Biharis belonged to the skilled working class primarily employed on the railways. On arrival in East Pakistan, Biharis found work as small traders, clerks, civil service officials, skilled railway and mill workers, and doctors. Many were appointed by Pakistani officials to replace educated Hindus in administrative jobs and in the mills. The Urdu-speaking Biharis became increasingly unpopular and were seen by Bengalis as symbols of West Pakistani domination, which created a climate of hostility against Biharis. In the December 1970 elections most Biharis supported the pro-Pakistan Muslim League rather than the Awami League, which was largely a Bengali nationalist movement. When the independent state of Bangladesh was formed in December 1971 several thousand Biharis were arrested as alleged collaborators, and there were many cases of retaliation against Biharis.

By mid-1972 the number of Biharis in Bangladesh was approximately 750,000. Some 278,000 were living in camps on the outskirts of Dhaka, another 250,000 were living around Saidpur in the north-west. Reconciliation programmes were initiated, and Urdu-speakers were taught Bengali in an effort to overcome the most obvious obstacle to their acceptance by Bengalis. However, there were, and remain, deep psychological barriers to overcome, and most Biharis feared further retaliation. The majority of Biharis in Bangladesh have consequently expressed a wish to be repatriated to Pakistan. The Pakistani government initially agreed to take 83,000 Biharis; the number was later increased. By 1974, 108,000 had been transferred to Pakistan, and by 1981, 163,000.

During the 1980s there were new initiatives to resettle Biharis in Pakistan but these have resulted in few concrete results. In July 1988, President Zia-ul-Haq, partly in the momentum of his rhetoric of Islamization and partly because of his own Mohajir background (see Pakistan) and genuine sympathy for the plight of Biharis, signed an agreement with the World Muslim League which provided for the resettlement of the Biharis. His assassination in August 1988 left the matter in limbo. The outcome of Pakistan’s national elections in 1988 provided the Mohajir Quami Movement (MQM), which has been the most enthusiastic supporter of Bihari settlement in Pakistan, with an opportunity to extract concessions from the two main contenders for the government. A deal was struck with the Pakistan People’s Party (PPP) in which the PPP promised that ‘all Pakistanis living abroad by choice or by compulsion had the same rights as citizens of Pakistan’. The terms of the agreement were ambiguous, and its realization seemed impossible in so far as the Biharis were concerned. The first air flight of Biharis from Bangladesh to Pakistan was cancelled in January 1989 after protests by the Sindhi National Alliance and Punjabi-Pakhtun Itehad.

The Bihari issue contributed immensely to the straining of relations between the MQM and the PPP in Pakistan, ultimately leading to the breakdown of the coalition. A new agreement stated that ‘all stranded Biharis in Bangladesh shall be issued Pakistan passports and in the meantime arrangements shall be made to repatriate them to Pakistan immediately’.

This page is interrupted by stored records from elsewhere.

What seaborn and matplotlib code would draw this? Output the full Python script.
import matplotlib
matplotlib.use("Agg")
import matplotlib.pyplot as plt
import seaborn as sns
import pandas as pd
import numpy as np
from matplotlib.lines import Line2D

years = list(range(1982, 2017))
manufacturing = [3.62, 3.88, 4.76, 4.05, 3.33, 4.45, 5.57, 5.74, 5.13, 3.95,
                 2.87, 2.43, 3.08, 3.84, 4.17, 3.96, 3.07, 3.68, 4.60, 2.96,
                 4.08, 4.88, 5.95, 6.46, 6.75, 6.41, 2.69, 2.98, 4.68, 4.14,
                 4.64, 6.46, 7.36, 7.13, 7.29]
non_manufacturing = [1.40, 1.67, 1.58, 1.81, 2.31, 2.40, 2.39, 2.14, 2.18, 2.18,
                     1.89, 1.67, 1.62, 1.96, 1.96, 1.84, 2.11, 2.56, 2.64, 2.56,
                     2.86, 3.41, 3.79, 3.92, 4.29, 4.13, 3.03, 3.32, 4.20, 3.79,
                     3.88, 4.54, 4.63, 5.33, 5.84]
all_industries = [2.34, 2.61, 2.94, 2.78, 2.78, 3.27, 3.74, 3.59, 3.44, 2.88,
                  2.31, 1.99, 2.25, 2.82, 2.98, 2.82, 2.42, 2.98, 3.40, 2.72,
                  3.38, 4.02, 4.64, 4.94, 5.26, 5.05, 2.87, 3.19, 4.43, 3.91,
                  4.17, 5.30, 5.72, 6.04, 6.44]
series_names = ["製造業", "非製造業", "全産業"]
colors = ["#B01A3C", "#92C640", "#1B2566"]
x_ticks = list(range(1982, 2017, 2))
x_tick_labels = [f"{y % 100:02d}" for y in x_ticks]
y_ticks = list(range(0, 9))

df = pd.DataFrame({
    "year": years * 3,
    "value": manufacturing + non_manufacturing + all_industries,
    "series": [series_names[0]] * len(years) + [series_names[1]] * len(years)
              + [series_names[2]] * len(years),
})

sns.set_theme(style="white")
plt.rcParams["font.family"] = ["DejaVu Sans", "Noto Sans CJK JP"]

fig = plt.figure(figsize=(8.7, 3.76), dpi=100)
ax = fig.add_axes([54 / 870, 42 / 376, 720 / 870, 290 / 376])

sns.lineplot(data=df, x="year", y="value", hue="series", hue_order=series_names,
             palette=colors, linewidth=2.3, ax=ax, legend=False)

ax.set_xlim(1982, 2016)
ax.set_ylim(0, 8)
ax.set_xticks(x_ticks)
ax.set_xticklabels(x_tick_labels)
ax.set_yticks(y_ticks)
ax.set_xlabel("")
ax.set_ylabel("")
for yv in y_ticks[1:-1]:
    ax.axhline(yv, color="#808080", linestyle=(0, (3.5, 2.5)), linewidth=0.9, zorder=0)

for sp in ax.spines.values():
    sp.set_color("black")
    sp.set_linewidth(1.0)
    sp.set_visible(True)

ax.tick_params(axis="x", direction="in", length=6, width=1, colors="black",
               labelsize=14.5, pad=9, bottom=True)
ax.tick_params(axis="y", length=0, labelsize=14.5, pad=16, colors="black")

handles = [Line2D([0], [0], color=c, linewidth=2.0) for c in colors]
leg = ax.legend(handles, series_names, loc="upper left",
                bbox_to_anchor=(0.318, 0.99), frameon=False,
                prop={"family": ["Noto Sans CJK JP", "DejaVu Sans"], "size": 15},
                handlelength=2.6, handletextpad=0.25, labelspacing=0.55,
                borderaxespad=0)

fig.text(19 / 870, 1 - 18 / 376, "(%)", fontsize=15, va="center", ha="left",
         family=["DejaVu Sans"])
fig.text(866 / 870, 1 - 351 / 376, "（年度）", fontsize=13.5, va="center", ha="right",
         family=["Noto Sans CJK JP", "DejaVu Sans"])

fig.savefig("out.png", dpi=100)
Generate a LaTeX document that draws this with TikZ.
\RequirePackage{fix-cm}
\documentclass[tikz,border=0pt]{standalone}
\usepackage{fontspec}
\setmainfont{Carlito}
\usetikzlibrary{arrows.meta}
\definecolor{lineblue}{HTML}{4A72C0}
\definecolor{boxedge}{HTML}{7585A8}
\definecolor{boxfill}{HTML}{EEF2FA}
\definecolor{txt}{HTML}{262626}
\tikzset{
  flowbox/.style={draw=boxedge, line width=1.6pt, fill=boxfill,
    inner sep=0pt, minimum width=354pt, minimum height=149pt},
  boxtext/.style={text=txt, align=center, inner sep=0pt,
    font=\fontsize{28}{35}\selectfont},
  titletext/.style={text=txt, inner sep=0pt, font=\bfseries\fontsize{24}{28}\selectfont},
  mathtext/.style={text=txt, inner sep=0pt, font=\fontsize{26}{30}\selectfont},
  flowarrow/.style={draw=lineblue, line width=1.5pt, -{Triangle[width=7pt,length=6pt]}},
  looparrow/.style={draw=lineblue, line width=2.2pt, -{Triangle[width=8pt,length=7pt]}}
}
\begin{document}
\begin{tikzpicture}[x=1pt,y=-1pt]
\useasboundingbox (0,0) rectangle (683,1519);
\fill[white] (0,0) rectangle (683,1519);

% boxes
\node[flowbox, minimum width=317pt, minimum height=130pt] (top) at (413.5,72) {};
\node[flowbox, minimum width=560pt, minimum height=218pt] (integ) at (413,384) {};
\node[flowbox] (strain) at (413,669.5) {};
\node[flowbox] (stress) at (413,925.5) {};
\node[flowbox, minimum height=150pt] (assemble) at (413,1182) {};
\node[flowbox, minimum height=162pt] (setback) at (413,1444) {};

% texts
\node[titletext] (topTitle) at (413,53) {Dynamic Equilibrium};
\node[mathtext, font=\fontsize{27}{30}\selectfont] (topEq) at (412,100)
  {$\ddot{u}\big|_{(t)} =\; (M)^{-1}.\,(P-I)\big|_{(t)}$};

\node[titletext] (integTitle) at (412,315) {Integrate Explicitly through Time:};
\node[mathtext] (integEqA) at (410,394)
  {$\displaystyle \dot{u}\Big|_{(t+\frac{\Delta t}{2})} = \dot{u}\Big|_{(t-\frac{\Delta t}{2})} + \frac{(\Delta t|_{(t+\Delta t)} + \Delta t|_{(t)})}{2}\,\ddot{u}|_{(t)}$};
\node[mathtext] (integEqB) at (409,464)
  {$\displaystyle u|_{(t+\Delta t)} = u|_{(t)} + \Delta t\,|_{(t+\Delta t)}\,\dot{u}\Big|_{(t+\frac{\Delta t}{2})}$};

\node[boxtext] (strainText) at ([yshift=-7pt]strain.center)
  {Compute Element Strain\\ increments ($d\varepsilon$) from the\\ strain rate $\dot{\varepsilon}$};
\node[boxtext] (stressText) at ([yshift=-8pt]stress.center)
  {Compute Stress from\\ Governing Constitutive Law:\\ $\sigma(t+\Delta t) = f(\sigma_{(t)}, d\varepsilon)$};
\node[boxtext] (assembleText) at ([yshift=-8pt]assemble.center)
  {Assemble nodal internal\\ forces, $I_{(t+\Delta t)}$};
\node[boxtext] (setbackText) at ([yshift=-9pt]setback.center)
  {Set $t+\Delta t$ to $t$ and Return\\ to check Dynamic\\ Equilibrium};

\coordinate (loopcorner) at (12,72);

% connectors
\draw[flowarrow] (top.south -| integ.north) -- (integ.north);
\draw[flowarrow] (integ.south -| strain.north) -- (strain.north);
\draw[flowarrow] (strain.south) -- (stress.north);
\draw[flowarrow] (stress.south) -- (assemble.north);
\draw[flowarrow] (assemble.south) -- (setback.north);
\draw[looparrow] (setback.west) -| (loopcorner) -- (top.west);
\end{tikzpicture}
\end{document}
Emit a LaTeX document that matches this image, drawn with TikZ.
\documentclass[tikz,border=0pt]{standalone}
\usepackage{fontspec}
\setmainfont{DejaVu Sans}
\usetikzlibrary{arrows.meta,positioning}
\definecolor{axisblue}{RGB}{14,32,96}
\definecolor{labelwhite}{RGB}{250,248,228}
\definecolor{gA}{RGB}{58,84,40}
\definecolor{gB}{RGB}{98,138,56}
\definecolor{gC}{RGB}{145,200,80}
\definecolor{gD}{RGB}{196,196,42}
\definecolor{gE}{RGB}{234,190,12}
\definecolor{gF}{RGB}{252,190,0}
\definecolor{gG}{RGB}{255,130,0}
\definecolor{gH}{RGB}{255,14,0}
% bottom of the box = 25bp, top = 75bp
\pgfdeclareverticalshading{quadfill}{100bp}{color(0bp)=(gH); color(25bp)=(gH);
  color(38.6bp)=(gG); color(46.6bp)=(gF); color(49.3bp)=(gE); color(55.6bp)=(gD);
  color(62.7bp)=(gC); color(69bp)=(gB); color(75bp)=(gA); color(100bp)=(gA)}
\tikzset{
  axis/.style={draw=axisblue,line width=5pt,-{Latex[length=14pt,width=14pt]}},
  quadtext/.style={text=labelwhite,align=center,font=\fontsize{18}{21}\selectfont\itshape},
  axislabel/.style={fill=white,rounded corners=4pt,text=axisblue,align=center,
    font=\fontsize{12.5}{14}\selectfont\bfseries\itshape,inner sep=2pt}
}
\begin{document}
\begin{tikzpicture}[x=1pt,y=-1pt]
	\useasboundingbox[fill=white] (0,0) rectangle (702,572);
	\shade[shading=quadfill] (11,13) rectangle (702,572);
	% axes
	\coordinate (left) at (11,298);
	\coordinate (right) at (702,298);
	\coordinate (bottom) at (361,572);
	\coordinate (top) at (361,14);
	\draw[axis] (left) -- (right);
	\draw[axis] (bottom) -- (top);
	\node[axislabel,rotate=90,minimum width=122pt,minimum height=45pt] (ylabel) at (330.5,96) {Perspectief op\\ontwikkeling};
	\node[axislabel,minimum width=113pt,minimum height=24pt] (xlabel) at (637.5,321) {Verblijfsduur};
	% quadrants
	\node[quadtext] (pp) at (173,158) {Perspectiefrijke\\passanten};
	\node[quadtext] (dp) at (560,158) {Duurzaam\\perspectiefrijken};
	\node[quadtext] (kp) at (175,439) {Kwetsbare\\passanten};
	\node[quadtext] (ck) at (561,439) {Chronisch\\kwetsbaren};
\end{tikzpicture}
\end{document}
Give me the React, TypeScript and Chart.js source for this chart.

Entering into such an ambitious programme of action was one thing, its implementation was quite another. Although settlement procedures for Biharis were initiated, with the first group of 323 Biharis arriving in Lahore in January 1993 and being housed near Okara in Punjab, further settlements had to be stalled, due largely to opposition both from within the ranks of the provincial governments and from the local population. The political, economic and cultural ramifications of a group of such numerical strength, as well as distinct ideological and political convictions, would, it was feared, generate tensions in Punjab while at the same time exacerbating already existing divisions in the urban Sindh.

The camps in Bangladesh still faced difficulties and discrimination. Their past allegiance to the West Pakistan army were not forgotten and led to attempts to try some Biharis on charges of war crimes during the Bangladesh war of independence in 1971. Biharis in Bangladesh generally described themselves as ‘stranded Pakistanis’, and some organized themselves into the Pakistani General Repatriation Committee, which advocated militant action to achieve repatriation. Camp conditions were in many cases appalling. The Bihari community as a whole felt humiliated and betrayed by successive Pakistan governments.
Yet, existing political divisions in Pakistan made the prospect of their resettlement a forlorn hope. In a test-case during 2002 before the Bangladesh high courts, the petitioners (on behalf of the Biharis) were successful in obtaining the right to vote. This right was granted to limited number of Biharis in 2003.

Current issues
While lack of recognition has meant that for more than four decades a large proportion of the Bihari minority have been rendered effectively stateless, affecting almost every aspect of their lives including access to essential services such as education, in 2008 the Supreme Court formally recognized their right to Bangladeshi citizenship, calling for them to be listed on electoral cards and issued identification papers. This important step brought an end their lack of citizenship.

Even with their citizenship secured, however, the Bihari minority remain some of Bangladesh’s most marginalized communities. Today, Bangladesh’s Biharis live in 70 shanty towns that were initially temporary relief camps. The largest settlement, ‘Geneva Camp’, has 25,000 residents: it is estimated that only 5 per cent have formal education. As ownership of the settlements is uncertain and land prices have risen sharply, these areas have become increasingly attractive for investors. Many apparent incidents of communal violence against Biharis are intended to displace them from their land. On 14 June 2014, for instance, a Bengali mob attacked a Bihari settlement on the outskirts of Dhaka after an altercation broke out between communities, resulting in 10 deaths and widespread damage from arson. A local leader alleged that the attack was motivated by the desire of local politicians to evict the community.